Another slightly geeky post from me 😊 about the PMT, PPMT and similar functions. It is very easy to use the functions in ways that can give incorrect answers. Incorrect answers are also quite easy to overlook in practice, not least as the functions are often embedded within compound calculations or within error-checking statements, such as “IFERROR(PPMT(…),0)”. This blog points out a couple of frequent errors that may arise.
The PMT function has the default parameters PMT(rate,nper,pv,[fv],[type]), and returns the constant-per-period payment required to repay a loan of amount “pv” over “nper” periods, where the periodic interest rate is “rate”. The optional arguments are the future value of the loan “fv”, and the timing type (payments made at the end or beginning of the periods). It is worth noting that that if the interest rate is set to 0%, then the PMT function effectively shows a straight-line amortisation of the principal value. This can be a useful cross-check method. The PPMT function calculates only the principal part of the repayment within each period and is different in each period (when interest rates are not zero).
In terms of mistakes that are easy to make when using these functions:
First, the functions by default return negative values. For example, a loan of $1200 to be completely repaid over 12 periods with an interest rate of 0% would have a PMT of -$100, rather than (the perhaps expected value) +$100. This can be overlooked when the function is embedded within other calculations.
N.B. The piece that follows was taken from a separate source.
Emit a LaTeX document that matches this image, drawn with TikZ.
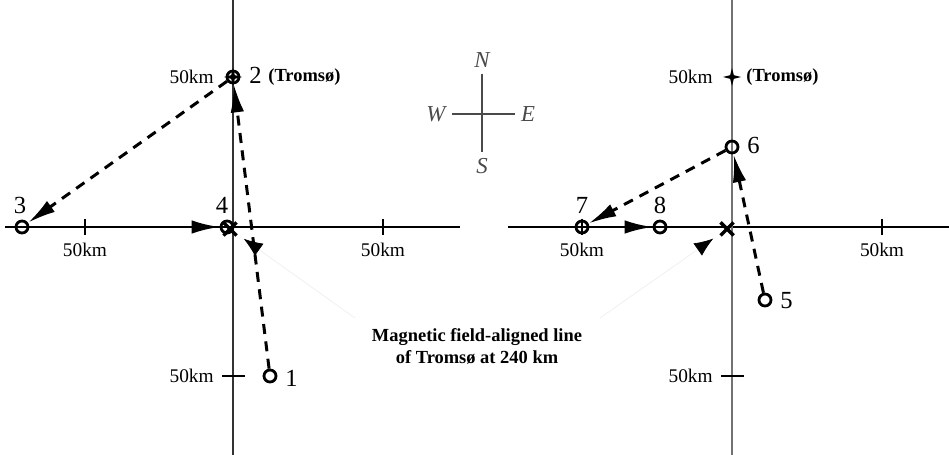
\documentclass[tikz,border=0pt]{standalone}
\usepackage{fontspec}
\setmainfont{Liberation Serif}
\usetikzlibrary{arrows.meta, shapes.geometric, shapes.misc}
\definecolor{cgrey}{HTML}{4A4A4A}
\definecolor{cfaint}{HTML}{EEEEEE}
\tikzset{
  every picture/.style={line width=0.6pt},
  axis/.style={draw=black, line width=0.6pt},
  pt/.style={circle, draw, line width=1.6pt, minimum size=0.24cm, inner sep=0pt},
  num/.style={font=\fontsize{14}{16}\selectfont},
  km/.style={font=\fontsize{11}{13}\selectfont},
  track/.style={line width=1.7pt, dash pattern=on 0.2cm off 0.15cm, -{Latex[length=0.56cm, width=0.27cm]}},
  fieldline/.style={draw=cfaint, line width=0.4pt, -{Latex[length=0.38cm, width=0.3cm, color=black]}},
}

\begin{document}
\begin{tikzpicture}[x=0.02cm, y=-0.02cm,
  tromso/.style={star, star points=4, star point ratio=3.5, fill, minimum size=0.36cm, inner sep=0pt},
  xmark/.style={cross out, draw, line width=2pt, minimum size=0.19cm, inner sep=0pt},
  dir/.style={font=\fontsize{13}{15}\selectfont\itshape, text=cgrey}]
  \useasboundingbox (0,0) rectangle (949,455);
  % left panel axes
  \draw[axis] (5,227) -- (460,227); \draw[axis, draw=black!80] (233,0) -- (233,455);
  \foreach \x in {85,383} {\draw[axis] (\x,219) -- (\x,235); \node[km] at (\x,250) {50km};}
  \draw[axis] (222,376) -- (245,376);
  \foreach \y in {77,376} {\node[km, anchor=east] at (220,\y) {50km};}
  % right panel axes
  \draw[axis] (508,227) -- (949,227); \draw[axis, draw=black!55] (732,0) -- (732,455);
  \foreach \x in {582,882} {\draw[axis] (\x,219) -- (\x,235); \node[km] at (\x,250) {50km};}
  \draw[axis] (721,376) -- (744,376);
  \foreach \y in {77,376} {\node[km, anchor=east] at (719,\y) {50km};}
  % Tromso
  \node[tromso] (tl) at (233,77) {};
  \node[tromso] (tr) at (732,77) {};
  \node[km, font=\fontsize{10.5}{12}\selectfont\bfseries, anchor=west] at (262,77) {(Tromsø)};
  \node[km, font=\fontsize{10.5}{12}\selectfont\bfseries, anchor=west] at (740,77) {(Tromsø)};
  % points
  \node[pt] (p1) at (270,376) {}; \node[num, anchor=west] at (279,378) {1};
  \node[pt] (p2) at (233,77) {};  \node[num, anchor=west] at (243,75) {2};
  \node[pt] (p3) at (22,227) {};  \node[num] at (20,205) {3};
  \node[xmark] (xl) at (230,229) {};
  \node[pt] (p4) at (227,227) {}; \node[num] at (222,205) {4};
  \node[pt] (p5) at (765,300) {}; \node[num, anchor=west] at (774,301) {5};
  \node[pt] (p6) at (732,147) {}; \node[num, anchor=west] at (741,145) {6};
  \node[pt] (p7) at (582,227) {}; \node[num] at (582,205) {7};
  \node[pt] (p8) at (660,227) {}; \node[num] at (660,205) {8};
  \node[xmark] (xr) at (727,229) {};
  % tracks
  \draw[track] (p1) -- (p2); \draw[track] (p2) -- (p3); \draw[track] (p3) -- (p4);
  \draw[track] (p5) -- (p6); \draw[track] (p6) -- (p7); \draw[track] (p7) -- (p8);
  % field-aligned line
  \node[font=\fontsize{10.5}{12.5}\selectfont\bfseries, align=center] (fl) at (477,346) {Magnetic field-aligned line\\of Tromsø at 240 km};
  \coordinate (fa) at (355,318); \coordinate (fb) at (600,318);
  \draw[fieldline, shorten >=5pt] (fa) -- (xl);
  \draw[fieldline, shorten >=5pt] (fb) -- (xr);
  % compass
  \node[dir] (cn) at (482,60) {N}; \node[dir] (cs) at (482,166) {S};
  \node[dir] (cw) at (436,114) {W}; \node[dir] (ce) at (528,114) {E};
  \draw[cgrey, line width=1.3pt] (cn) -- (cs); \draw[cgrey, line width=1.3pt] (cw) -- (ce);
\end{tikzpicture}
\end{document}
Second, a more subtly, the optional fv may need to have opposite sign to the mandatory pv, even though one may have not expressed this in the Excel entry cells or model calculations. For example, if a loan of $1400 is to be paid down to $200 over 12 periods when the interest rate is zero, the periodic amount to pay down is $100. One might expect the function PMT(0%, 12, 1400, 200) to return -$100. However, the return value is -$133.33. The correct value is returned by using PMT(0%, 12, 1400, -200). This is overlooked in many texts, which provide examples of the function, as they very often do not use the fv argument (so that it is implicitly zero, and therefore its sign is not important). However, the issue becomes clear if a non-zero value is used and the formula checked with simple values – something that is often hard in practice as the inputs are often themselves items that cannot be manually varied, and the function may be embedded in more complex calculations that mask incorrect formulae (e.g. within Min, MAX or IF statements).